Lawmakers Side with Duke Energy, Opposing Solar
North Carolina is falling behind when it comes to solar energy. Duke energy and politicians in Raleigh are why we are one of only 7 states that bans individuals from selling excess electricity that rooftop systems generate. Our politicians need to understand that solar power is the future. The industry is giving people jobs and helping the environment. We need to work harder to help it!
But we're also one of just seven states - all in the South - that ban individuals from selling excess electricity that rooftop systems generate. This makes home solar installations more expensive and less attractive as a home-improvement investment, especially since electric rates here are much cheaper than in most other parts of the country. Only 7 percent of North Carolina's solar capacity comes from small, household or business installations.

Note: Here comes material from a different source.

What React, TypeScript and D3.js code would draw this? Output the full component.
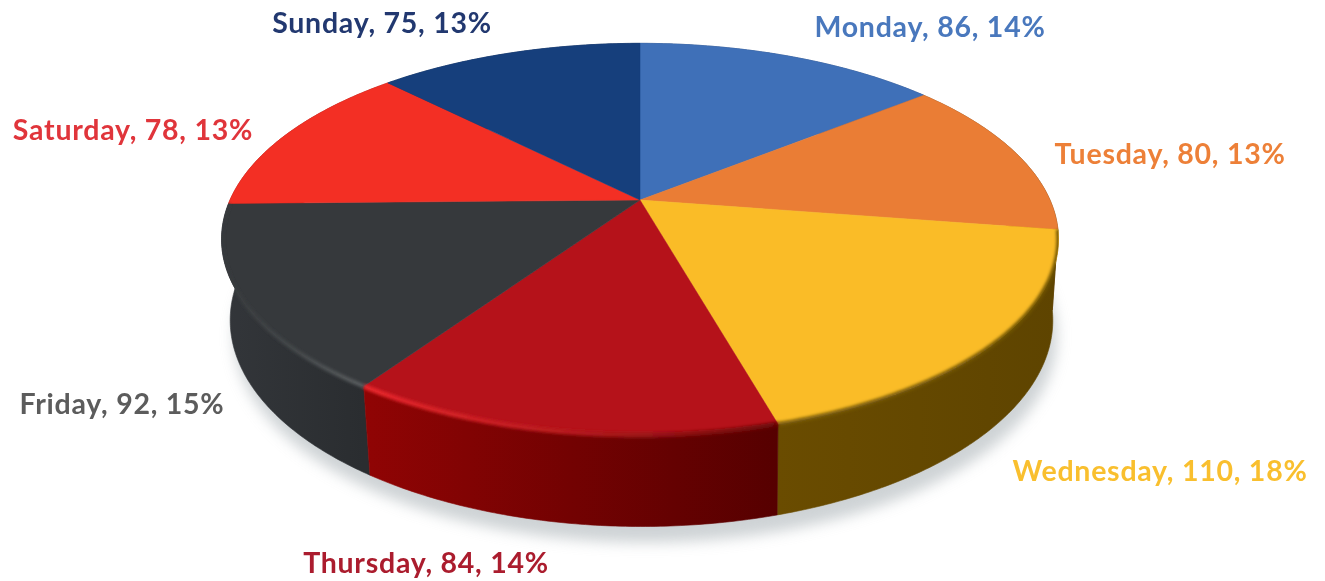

State Rep. John Szoka, a Fayetteville Republican, filed a bill last year that would have allowed "third-party" energy sales to encourage the growth of home-based solar. But his bill never got out of committee, and he doesn't expect it will in this year's short session. The principal reason was intense opposition from the power industry, including Duke Energy, the largest electricity supplier in the state and the biggest electric utility in the country.
That needs to change. Solar is one of the big power supplies of the future. The industry is developing rapidly, and costs are plunging. This state has become a national leader in solar development, and that is creating thousands of jobs and helping keep beleaguered farmers afloat with lease payments for solar farms.